Goal
Reproduce the material that follows, please, but only from its first line to the line containing "ax = fig.add_axes([0.0709, 0.2024, 0.9291, 0.9529", inclusive.

Code that draws figures:

----------------

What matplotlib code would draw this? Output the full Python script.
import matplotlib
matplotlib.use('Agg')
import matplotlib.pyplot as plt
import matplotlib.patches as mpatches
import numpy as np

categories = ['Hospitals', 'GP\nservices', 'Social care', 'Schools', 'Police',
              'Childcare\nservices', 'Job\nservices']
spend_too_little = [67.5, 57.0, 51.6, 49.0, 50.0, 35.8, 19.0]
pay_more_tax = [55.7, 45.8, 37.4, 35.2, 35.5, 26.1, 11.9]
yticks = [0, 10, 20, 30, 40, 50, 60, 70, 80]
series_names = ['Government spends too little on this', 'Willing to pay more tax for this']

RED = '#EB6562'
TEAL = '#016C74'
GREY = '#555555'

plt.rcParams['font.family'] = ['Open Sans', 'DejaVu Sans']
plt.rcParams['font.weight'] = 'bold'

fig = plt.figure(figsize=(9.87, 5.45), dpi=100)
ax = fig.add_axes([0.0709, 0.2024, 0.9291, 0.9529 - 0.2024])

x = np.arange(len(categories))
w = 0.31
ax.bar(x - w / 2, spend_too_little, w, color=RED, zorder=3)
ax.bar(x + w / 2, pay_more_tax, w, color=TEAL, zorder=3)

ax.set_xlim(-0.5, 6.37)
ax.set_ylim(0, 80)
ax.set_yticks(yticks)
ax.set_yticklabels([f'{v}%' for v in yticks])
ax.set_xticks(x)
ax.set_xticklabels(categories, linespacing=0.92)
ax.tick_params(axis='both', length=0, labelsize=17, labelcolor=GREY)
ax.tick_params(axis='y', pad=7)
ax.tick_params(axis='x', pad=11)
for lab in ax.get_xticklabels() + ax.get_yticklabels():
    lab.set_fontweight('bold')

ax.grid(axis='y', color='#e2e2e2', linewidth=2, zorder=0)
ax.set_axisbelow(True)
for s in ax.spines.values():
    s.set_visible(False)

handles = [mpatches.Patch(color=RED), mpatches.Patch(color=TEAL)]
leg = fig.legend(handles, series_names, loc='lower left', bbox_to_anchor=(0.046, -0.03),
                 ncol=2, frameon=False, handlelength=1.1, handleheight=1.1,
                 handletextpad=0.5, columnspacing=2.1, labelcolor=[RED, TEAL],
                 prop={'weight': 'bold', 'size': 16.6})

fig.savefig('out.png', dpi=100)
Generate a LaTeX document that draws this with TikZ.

----------------

Problem solution
What matplotlib code would draw this? Output the full Python script.
import matplotlib
matplotlib.use('Agg')
import matplotlib.pyplot as plt
import matplotlib.patches as mpatches
import numpy as np

categories = ['Hospitals', 'GP\nservices', 'Social care', 'Schools', 'Police',
              'Childcare\nservices', 'Job\nservices']
spend_too_little = [67.5, 57.0, 51.6, 49.0, 50.0, 35.8, 19.0]
pay_more_tax = [55.7, 45.8, 37.4, 35.2, 35.5, 26.1, 11.9]
yticks = [0, 10, 20, 30, 40, 50, 60, 70, 80]
series_names = ['Government spends too little on this', 'Willing to pay more tax for this']

RED = '#EB6562'
TEAL = '#016C74'
GREY = '#555555'

plt.rcParams['font.family'] = ['Open Sans', 'DejaVu Sans']
plt.rcParams['font.weight'] = 'bold'

fig = plt.figure(figsize=(9.87, 5.45), dpi=100)
ax = fig.add_axes([0.0709, 0.2024, 0.9291, 0.9529 - 0.2024])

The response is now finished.